February 25, 2016 // By Jean-Pierre Joosting
University at Buffalo mathematician Gino Biondini and postdoctoral researcher Dionyssios Mantzavinos have published a new paper that advances the art of describing a wave. The findings, published in Physical Review Letters, pertain to wave forms ranging from light waves in optical fibers to water waves in the sea.

The study explores what happens when a regular wave pattern has small irregularities, a question that scientists have been trying to answer for the last 50 years.

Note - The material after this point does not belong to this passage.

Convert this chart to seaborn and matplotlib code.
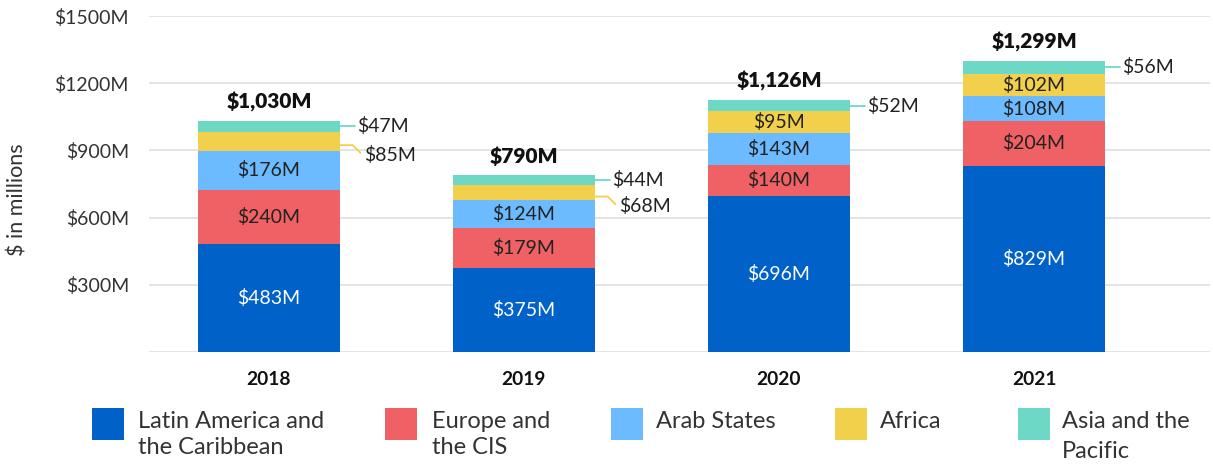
import numpy as np
import matplotlib.pyplot as plt
import seaborn as sns
from matplotlib.patches import Rectangle

years = ["2018", "2019", "2020", "2021"]
legend_labels = ["Latin America and\nthe Caribbean", "Europe and\nthe CIS", "Arab States",
                 "Africa", "Asia and the\nPacific"]
latin_america = [483, 375, 696, 829]
europe_cis = [240, 179, 140, 204]
arab_states = [176, 124, 143, 108]
africa = [85, 68, 95, 102]
asia_pacific = [47, 44, 52, 56]
totals = [1030, 790, 1126, 1299]
colors = ["#0061C9", "#EF6164", "#6CBAFF", "#F3D04B", "#6ED8C7"]

sns.set_theme(style="white")
plt.rcParams["font.family"] = ["Lato", "DejaVu Sans"]

W, H = 1213, 465
fig = plt.figure(figsize=(W / 100, H / 100), dpi=100)
ax = fig.add_axes([149 / W, 1 - 352 / H, (1210 - 149) / W, 336 / H])

stack = np.array([latin_america, europe_cis, arab_states, africa, asia_pacific])
cum = stack.cumsum(axis=0)
bw = 0.557

# stacked bars: draw cumulative layers from the top down
for k in reversed(range(len(stack))):
    sns.barplot(x=years, y=cum[k], color=colors[k], saturation=1, width=bw,
                errorbar=None, linewidth=0, ax=ax)

ax.set_xlim(-0.47, 3.69)
ax.set_ylim(0, 1500)
ax.set_yticks([0, 300, 600, 900, 1200, 1500])
ax.set_yticklabels(["", "\\$300M", "\\$600M", "\\$900M", "\\$1200M", "\\$1500M"])
ax.set_axisbelow(True)
ax.yaxis.grid(True, color="#e2e2e2", lw=1.3)
ax.xaxis.grid(False)
sns.despine(ax=ax, left=True, bottom=True)
ax.tick_params(axis="y", length=0, pad=14.5, labelsize=14, labelcolor="#333333")
ax.tick_params(axis="x", length=0, pad=14, labelsize=13.8, labelcolor="#111111")
for t in ax.get_xticklabels():
    t.set_fontweight("bold")
ax.set_ylabel("\\$ in millions", fontsize=15.5, color="#333333")
ax.yaxis.set_label_coords((28 - 149) / 1061, (352 - 200) / 336)

# segment labels
for i in range(len(years)):
    edge = i + bw / 2
    for k in range(len(stack)):
        v = stack[k, i]
        yc = cum[k, i] - v / 2
        txt = f"\\${v}M"
        if v >= 90:
            ax.text(i, yc, txt, ha="center", va="center", fontsize=14,
                    color="white" if k == 0 else "#222222")
        elif k == 4:
            ax.plot([edge, edge + 0.06], [yc, yc], color=colors[k], lw=1.3, clip_on=False)
            ax.text(edge + 0.066, yc, txt, ha="left", va="center", fontsize=14, color="#222222")
        else:
            yl = yc - 60
            ax.plot([edge, edge + 0.05, edge + 0.08], [yc - 18, yc - 18, yl + 8],
                    color=colors[k], lw=1.3, clip_on=False)
            ax.text(edge + 0.094, yl, txt, ha="left", va="center", fontsize=14, color="#222222")
    ax.text(i, totals[i] + 85, f"\\${totals[i]:,}M", ha="center", va="center",
            fontsize=15, fontweight="heavy", color="#111111")

# legend
sq_x = [92, 385, 611, 835, 1018]
tx_x = [138, 432, 656, 880, 1062]
spacing = [1.28, 1.28, 1.28, 1.28, 1.55]
for k in range(len(stack)):
    fig.add_artist(Rectangle((sq_x[k] / W, 1 - 440 / H), 32 / W, 32 / H,
                             transform=fig.transFigure, color=colors[k], lw=0))
    fig.text(tx_x[k] / W, 1 - 411 / H, legend_labels[k], ha="left", va="top",
             fontsize=17, color="#333333", linespacing=spacing[k])

fig.savefig("out.png", dpi=100)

Researchers have long known that in many cases such minor imperfections grow and eventually completely distort the original wave as it travels over long distances, a phenomenon known as "modulational instability." But the UB team has added to this story by showing, mathematically, that many different kinds of disturbances evolve to produce wave forms belonging to a single class, denoted by their identical asymptotic state.

Biondini, a professor of mathematics in the UB College of Arts and Sciences and an adjunct faculty member in the UB physics department, says the first great success in using math to represent waves came in the 1700s. The so-called wave equation, used to describe the propagation of waves such as light, sound and water waves, was discovered by Jean le Rond d'Alembert in the middle of that century. But the model has limitations.

"The wave equation is a great first approximation, but it breaks down when the waves are very large — or, in technical parlance — 'nonlinear,'" Biondini said. "So, for example, in optical fibers, the wave equation is great for moderate distances, but if you send a laser pulse (which is an electromagnetic wave) through an optical fiber across the ocean or the continental U.S., the wave equation is not a good approximation anymore. "Similarly, when a water wave whitecaps and overturns, the wave equation is not a good description of the physics anymore."

Over the next 250 years, scientists and mathematicians continued to develop new and better ways to describe waves. One of the models that researchers derived in the middle of the 20th century is the nonlinear Schrödinger equation, which helps to characterize wave trains in a variety of physical contexts, including in nonlinear optics and in deep water.